Tuesday, December 10, 2013

Investors Getting Complacent Near Year's End

Investors continue to misread the massaged "official" statistics that overstate economic growth and understate both inflation and unemployment.  That's why they're less concerned about the possibility of the Fed tapering its quantitative easing program.  Well, folks need to get concerned about the stock market.  Equity valuations are so high that Dr.

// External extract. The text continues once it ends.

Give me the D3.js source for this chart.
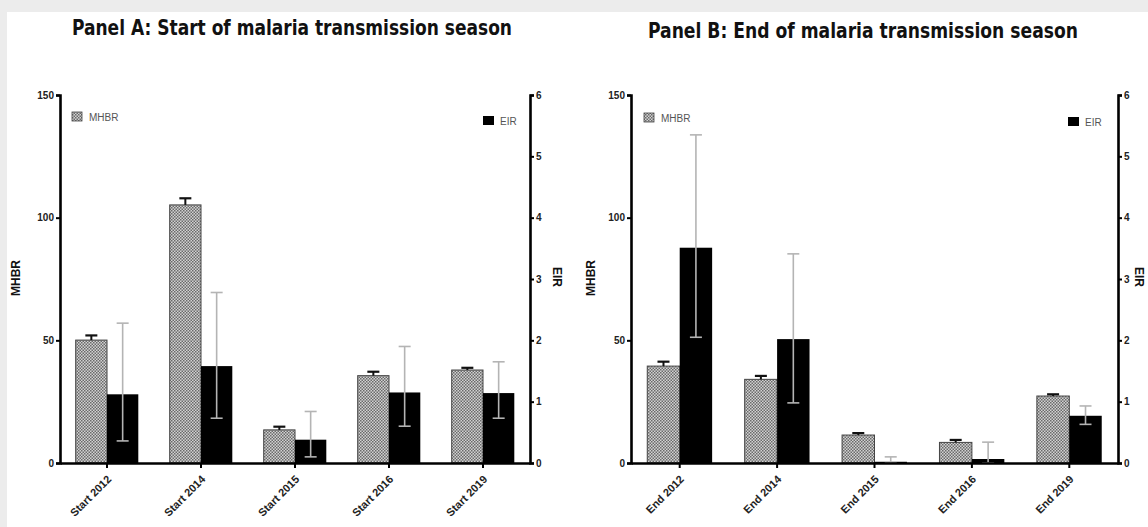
<!DOCTYPE html>
<html>
<head>
<meta charset="utf-8">
<script src="https://cdn.jsdelivr.net/npm/d3@7"></script>
<style>
  html, body { margin: 0; padding: 0; background: #fff; }
  svg { display: block; }
  .tick text { font-family: "Liberation Sans", Arial, sans-serif; }
</style>
</head>
<body>
<svg id="chart" width="1148" height="527"></svg>
<script>
// Panel A: start of transmission season
const catsA = ["Start 2012", "Start 2014", "Start 2015", "Start 2016", "Start 2019"];
const mhbrA = [50.1, 105.2, 13.5, 35.6, 37.9];
const mhbrErrA = [1.9, 2.7, 1.3, 1.6, 0.9];
const eirA = [1.12, 1.58, 0.38, 1.15, 1.14];
const eirLoA = [0.36, 0.73, 0.10, 0.60, 0.73];
const eirHiA = [2.28, 2.78, 0.84, 1.90, 1.65];

// Panel B: end of transmission season
const catsB = ["End 2012", "End 2014", "End 2015", "End 2016", "End 2019"];
const mhbrB = [39.5, 34.1, 11.4, 8.4, 27.3];
const mhbrErrB = [1.8, 1.4, 0.8, 1.0, 0.7];
const eirB = [3.51, 2.02, 0.02, 0.065, 0.77];
const eirLoB = [2.05, 0.98, 0.0, 0.0, 0.63];
const eirHiB = [5.35, 3.41, 0.10, 0.34, 0.93];

const leftTicks = [0, 50, 100, 150];
const rightTicks = [0, 1, 2, 3, 4, 5, 6];

const titles = ["Panel A: Start of malaria transmission season",
                "Panel B: End of malaria transmission season"];

const svg = d3.select("#chart");

// page frame
svg.append("rect").attr("width", 1148).attr("height", 527).attr("fill", "#ececec");
svg.append("rect").attr("x", 7).attr("y", 12).attr("width", 1141).attr("height", 515).attr("fill", "#ffffff");

// checkered fill used for the MHBR bars
const defs = svg.append("defs");
const pat = defs.append("pattern").attr("id", "checker")
  .attr("width", 3).attr("height", 3).attr("patternUnits", "userSpaceOnUse");
pat.append("rect").attr("width", 3).attr("height", 3).attr("fill", "#d2d2d2");
pat.append("rect").attr("width", 1.5).attr("height", 1.5).attr("fill", "#6a6a6a");
pat.append("rect").attr("x", 1.5).attr("y", 1.5).attr("width", 1.5).attr("height", 1.5).attr("fill", "#6a6a6a");

const panels = [
  { cats: catsA, mhbr: mhbrA, mhbrErr: mhbrErrA, eir: eirA, lo: eirLoA, hi: eirHiA,
    x0: 60, x1: 530, title: titles[0], titleX: 72, titleW: 440, titleY: 35,
    yTitleL: 20, yTitleR: 553, legM: [72, 117], legE: [483, 121] },
  { cats: catsB, mhbr: mhbrB, mhbrErr: mhbrErrB, eir: eirB, lo: eirLoB, hi: eirHiB,
    x0: 631, x1: 1118, title: titles[1], titleX: 648, titleW: 430, titleY: 38,
    yTitleL: 595, yTitleR: 1135, legM: [644, 118], legE: [1068, 122] }
];

const yTop = 95, yBot = 463;
const yL = d3.scaleLinear().domain([0, 150]).range([yBot, yTop]);
const yR = d3.scaleLinear().domain([0, 6]).range([yBot, yTop]);

const font = '"Liberation Sans", Arial, sans-serif';

panels.forEach(p => {
  const g = svg.append("g");
  const x = d3.scaleBand().domain(p.cats).range([p.x0, p.x1]).padding(0);
  const bw = x.bandwidth() * 0.333;
  const cx = c => x(c) + x.bandwidth() / 2;

  // title
  g.append("text").attr("x", p.titleX).attr("y", p.titleY)
    .attr("textLength", p.titleW).attr("lengthAdjust", "spacingAndGlyphs")
    .style("font-family", '"Liberation Sans Narrow", "Arial Narrow", "DejaVu Sans Condensed", sans-serif')
    .style("font-weight", "bold").style("font-size", "22px").attr("fill", "#111")
    .text(p.title);

  // MHBR bars
  g.selectAll(".mb").data(p.cats).join("rect")
    .attr("x", c => cx(c) - bw).attr("width", bw)
    .attr("y", (c, i) => yL(p.mhbr[i])).attr("height", (c, i) => yBot - yL(p.mhbr[i]))
    .attr("fill", "url(#checker)").attr("stroke", "#444").attr("stroke-width", 1);

  // MHBR error bars (upper)
  p.cats.forEach((c, i) => {
    const xc = cx(c) - bw / 2;
    const yt = yL(p.mhbr[i] + p.mhbrErr[i]);
    g.append("line").attr("x1", xc).attr("x2", xc).attr("y1", yL(p.mhbr[i])).attr("y2", yt)
      .attr("stroke", "#111").attr("stroke-width", 2);
    g.append("line").attr("x1", xc - 6).attr("x2", xc + 6).attr("y1", yt).attr("y2", yt)
      .attr("stroke", "#111").attr("stroke-width", 2.2);
  });

  // EIR bars
  g.selectAll(".eb").data(p.cats).join("rect")
    .attr("x", c => cx(c)).attr("width", bw)
    .attr("y", (c, i) => yR(p.eir[i])).attr("height", (c, i) => yBot - yR(p.eir[i]))
    .attr("fill", "#000");

  // EIR error bars (lower to upper)
  p.cats.forEach((c, i) => {
    const xc = cx(c) + bw / 2;
    const ylo = yR(p.lo[i]), yhi = yR(p.hi[i]);
    g.append("line").attr("x1", xc).attr("x2", xc).attr("y1", ylo).attr("y2", yhi)
      .attr("stroke", "#b4b4b4").attr("stroke-width", 1.6);
    [ylo, yhi].forEach(yy => g.append("line").attr("x1", xc - 6).attr("x2", xc + 6)
      .attr("y1", yy).attr("y2", yy).attr("stroke", "#b4b4b4").attr("stroke-width", 1.6));
  });

  // axes
  const axL = g.append("g").attr("transform", `translate(${p.x0},0)`)
    .call(d3.axisLeft(yL).tickValues(leftTicks).tickSize(4).tickPadding(2));
  const axR = g.append("g").attr("transform", `translate(${p.x1},0)`)
    .call(d3.axisRight(yR).tickValues(rightTicks).tickFormat(d3.format("d")).tickSize(4).tickPadding(2));
  const axB = g.append("g").attr("transform", `translate(0,${yBot})`)
    .call(d3.axisBottom(x).tickSize(5).tickSizeOuter(0));
  [axL, axR, axB].forEach(a => {
    a.select(".domain").attr("stroke", "#000").attr("stroke-width", 2.6);
    a.selectAll(".tick line").attr("stroke", "#000").attr("stroke-width", 2);
    a.selectAll(".tick text").style("font-size", "10px").style("font-weight", "bold").attr("fill", "#222");
  });
  axB.selectAll(".tick text")
    .style("font-size", "11px")
    .attr("text-anchor", "end").attr("dy", null).attr("y", null)
    .attr("transform", "translate(5,17) rotate(-45)");

  // axis titles
  g.append("text").attr("transform", `translate(${p.yTitleL},278) rotate(-90)`)
    .attr("text-anchor", "middle").style("font-family", font).style("font-weight", "bold")
    .style("font-size", "12px").attr("fill", "#111").text("MHBR");
  g.append("text").attr("transform", `translate(${p.yTitleR},277) rotate(90)`)
    .attr("text-anchor", "middle").style("font-family", font).style("font-weight", "bold")
    .style("font-size", "12px").attr("fill", "#111").text("EIR");

  // legends
  g.append("rect").attr("x", p.legM[0]).attr("y", p.legM[1] - 5).attr("width", 10).attr("height", 9)
    .attr("fill", "url(#checker)").attr("stroke", "#444").attr("stroke-width", 0.8);
  g.append("text").attr("x", p.legM[0] + 17).attr("y", p.legM[1] + 3.5)
    .style("font-family", font).style("font-size", "10px").attr("fill", "#555").text("MHBR");
  g.append("rect").attr("x", p.legE[0]).attr("y", p.legE[1] - 5).attr("width", 11).attr("height", 9)
    .attr("fill", "#000");
  g.append("text").attr("x", p.legE[0] + 17).attr("y", p.legE[1] + 3.5)
    .style("font-family", font).style("font-size", "10px").attr("fill", "#555").text("EIR");
});
</script>
</body>
</html>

John Hussman estimates forward returns will underperform Treasuries.  He's not alone in suspecting the Greater Fool Theory is at large once again.

One black swan that could destabilize this market is the passage of an unadulterated Volcker Rule.  Big banks are already getting nervous that regulators will approve the Volcker Rule in a form that prevents them from disguising their proprietary trading as "portfolio hedging."  A flat-out ban on shenanigans could roil fixed-income derivatives as banks scramble to close out open positions.

I've stayed away from broad market ETFs since 2007.  The phantom gains investors have seen since 2009 don't make me feel like I've missed anything.  I'd rather take my chances finding underpriced individual stocks in the hard asset sector.  I say bring on the Volkcer Rule's hard-core disruption to banks' prop trading.  Getting them out of gambling to go cold turkey is welcome even if stock and bond markets crash.  Markets need transparent price discovery more than investors need unsustainable gains.